In the lines below, output everything from the first line through the line containing "const seriesNames = ['Observed', 'Expected'];" exactly as it is. Pictures are not part of the output.

++++++++++

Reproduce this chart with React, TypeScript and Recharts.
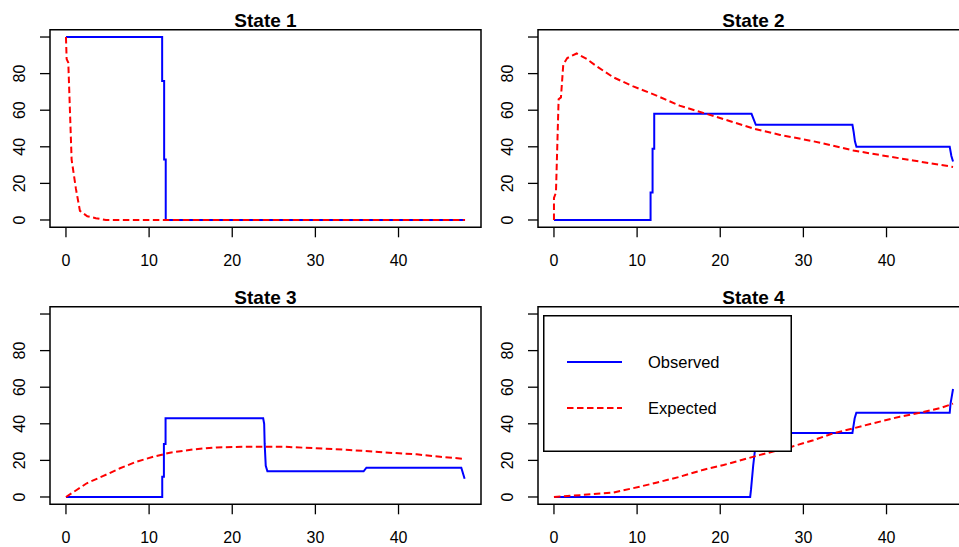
import React from 'react';
import { LineChart, Line, XAxis, YAxis, ReferenceArea, Legend } from 'recharts';

// ---- data (time in months, value in %) ----
const xTicks = [0, 10, 20, 30, 40];
const yTicks = [0, 20, 40, 60, 80, 100];
const stateTitles = ['State 1', 'State 2', 'State 3', 'State 4'];
const seriesNames = ['Observed', 'Expected'];

const state1Observed = [[0, 100], [11.57, 100], [11.57, 76], [11.81, 76], [11.81, 33], [12.0, 33], [12.0, 0], [48, 0]];
const state1Expected = [[0, 100], [0.08, 88], [0.28, 86], [0.68, 33], [1.2, 17], [1.68, 5], [2.57, 2], [3.6, 1], [4.8, 0], [48, 0]];

const state2Observed = [[0, 0], [11.62, 0], [11.62, 15], [11.86, 15], [11.86, 39], [12.06, 39], [12.06, 58], [23.76, 58], [24.28, 52], [35.9, 52], [36.05, 48], [36.2, 43], [36.38, 40], [47.6, 40], [47.8, 35], [48, 32]];
const state2Expected = [[0, 0], [0, 12], [0.24, 15], [0.56, 66], [0.84, 67], [1.12, 85], [1.6, 88.5], [2.73, 91], [3.93, 88], [5.13, 84], [7.13, 78], [9.54, 73], [12.34, 68], [15.1, 62.5], [18.35, 58], [21.2, 54], [23.96, 50], [27.2, 46.5], [31.2, 43], [33.2, 41], [36.0, 38], [39.2, 35.5], [43.2, 32.5], [48, 29]];

const state3Observed = [[0, 0], [11.58, 0], [11.58, 11], [11.78, 11], [11.78, 29], [11.98, 29], [11.98, 43], [23.72, 43], [23.84, 40], [23.9, 29], [24.03, 17], [24.23, 14], [35.8, 14], [36.14, 16], [47.55, 16], [47.95, 10]];
const state3Expected = [[0, 0], [1.28, 3.8], [2.5, 7.5], [4.5, 11.5], [6.5, 15.7], [8.5, 19.3], [10.5, 22], [12.5, 24.2], [15.3, 26], [18.1, 27.1], [22.1, 27.5], [26.1, 27.5], [30.1, 26.6], [34.1, 25.7], [38.1, 24.4], [42.2, 23.3], [45, 22], [48, 20.8]];

const state4Observed = [[0, 0], [23.6, 0], [23.7, 4], [23.96, 17], [24.16, 25], [24.4, 35], [35.9, 35], [36.0, 38], [36.17, 43], [36.37, 46], [47.6, 46], [47.7, 51], [47.85, 55], [48, 59]];
const state4Expected = [[0, 0], [3.1, 1], [7.1, 2.4], [10.3, 5.6], [12.3, 7.8], [15.1, 11], [17.9, 14.8], [20.4, 17.5], [23.2, 21], [24.8, 23], [28.6, 27.5], [31.2, 31], [33.6, 34.8], [36, 37.5], [38.4, 40.3], [41.6, 43.9], [44, 46], [46.4, 48.5], [48, 51]];

// ---- styling ----
const FONT = '"Liberation Sans", Arial, Helvetica, sans-serif';
const X_DOMAIN: [number, number] = [-1.92, 49.92];
const Y_DOMAIN: [number, number] = [-4, 104];
const BLUE = '#0000ff';
const RED = '#ff0000';
const DASH = '6.5 3.5';

const toRows = (pairs: number[][]) => pairs.map(([t, v]) => ({ t, v }));

const XTick = (props: any) => {
  const { x, y, payload } = props;
  return (
    <text x={x} y={y + 29} textAnchor="middle" fontFamily={FONT} fontSize={16} fill="#000">
      {payload.value}
    </text>
  );
};

const YTick = (props: any) => {
  const { x, y, payload } = props;
  if (payload.value === 100) return <g />;
  const cx = x - 20;
  return (
    <text
      x={cx}
      y={y}
      transform={`rotate(-90 ${cx} ${y})`}
      textAnchor="middle"
      dominantBaseline="central"
      fontFamily={FONT}
      fontSize={16}
      fill="#000"
    >
      {payload.value}
    </text>
  );
};

const LegendBox = () => (
  <svg width={249} height={137} style={{ display: 'block' }}>
    <rect x={0.75} y={0.75} width={247.5} height={135.5} fill="#fff" stroke="#000" strokeWidth={1.5} />
    <line x1={24} x2={79} y1={47} y2={47} stroke={BLUE} strokeWidth={2} />
    <text x={105} y={47} dominantBaseline="central" fontFamily={FONT} fontSize={16.5} fill="#000">
      {seriesNames[0]}
    </text>
    <line x1={24} x2={79} y1={93} y2={93} stroke={RED} strokeWidth={2} strokeDasharray={DASH} />
    <text x={105} y={93} dominantBaseline="central" fontFamily={FONT} fontSize={16.5} fill="#000">
      {seriesNames[1]}
    </text>
  </svg>
);

type PanelProps = {
  left: number;
  top: number;
  title: string;
  observed: number[][];
  expected: number[][];
  showLegend?: boolean;
};

const Panel = ({ left, top, title, observed, expected, showLegend }: PanelProps) => (
  <div style={{ position: 'absolute', left, top }}>
    <LineChart width={490} height={277} margin={{ top: 29.7, right: 9, bottom: 9.7, left: 0 }}>
      <XAxis
        dataKey="t"
        type="number"
        domain={X_DOMAIN}
        ticks={xTicks}
        allowDataOverflow
        axisLine={false}
        tickSize={10}
        tickMargin={0}
        height={40}
        interval={0}
        stroke="#000"
        tickLine={{ stroke: '#000', strokeWidth: 1.3 }}
        tick={XTick}
      />
      <YAxis
        type="number"
        domain={Y_DOMAIN}
        ticks={yTicks}
        allowDataOverflow
        axisLine={false}
        tickSize={10}
        tickMargin={0}
        width={50}
        interval={0}
        stroke="#000"
        tickLine={{ stroke: '#000', strokeWidth: 1.3 }}
        tick={YTick}
      />
      <ReferenceArea
        x1={X_DOMAIN[0]}
        x2={X_DOMAIN[1]}
        y1={Y_DOMAIN[0]}
        y2={Y_DOMAIN[1]}
        fill="none"
        fillOpacity={0}
        stroke="#000"
        strokeWidth={1.5}
        ifOverflow="visible"
        label={{
          value: title,
          position: 'top',
          offset: 3,
          fontSize: 19,
          fontWeight: 'bold',
          fontFamily: FONT,
          fill: '#000',
        }}
      />
      <Line
        data={toRows(observed)}
        dataKey="v"
        type="linear"
        stroke={BLUE}
        strokeWidth={2}
        dot={false}
        activeDot={false}
        isAnimationActive={false}
        name={seriesNames[0]}
      />
      <Line
        data={toRows(expected)}
        dataKey="v"
        type="linear"
        stroke={RED}
        strokeWidth={2}
        strokeDasharray={DASH}
        dot={false}
        activeDot={false}
        isAnimationActive={false}
        name={seriesNames[1]}
      />
      {showLegend && (
        <Legend
          layout="horizontal"
          verticalAlign="middle"
          align="center"
          wrapperStyle={{ left: 55, top: 38, right: 'auto', bottom: 'auto', width: 249, height: 137 }}
          content={() => <LegendBox />}
        />
      )}
    </LineChart>
  </div>
);

export default function App() {
  return (
    <div
      style={{
        position: 'absolute',
        left: 0,
        top: 0,
        width: 959,
        height: 547,
        overflow: 'hidden',
        background: '#fff',
      }}
    >
      <Panel left={0} top={0} title={stateTitles[0]} observed={state1Observed} expected={state1Expected} />
      <Panel left={488} top={0} title={stateTitles[1]} observed={state2Observed} expected={state2Expected} />
      <Panel left={0} top={277} title={stateTitles[2]} observed={state3Observed} expected={state3Expected} />
      <Panel left={488} top={277} title={stateTitles[3]} observed={state4Observed} expected={state4Expected} showLegend />
    </div>
  );
}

++++++++++

--- SOLUTION FOR THIS TASK ---
Reproduce this chart with React, TypeScript and Recharts.
import React from 'react';
import { LineChart, Line, XAxis, YAxis, ReferenceArea, Legend } from 'recharts';

// ---- data (time in months, value in %) ----
const xTicks = [0, 10, 20, 30, 40];
const yTicks = [0, 20, 40, 60, 80, 100];
const stateTitles = ['State 1', 'State 2', 'State 3', 'State 4'];
const seriesNames = ['Observed', 'Expected'];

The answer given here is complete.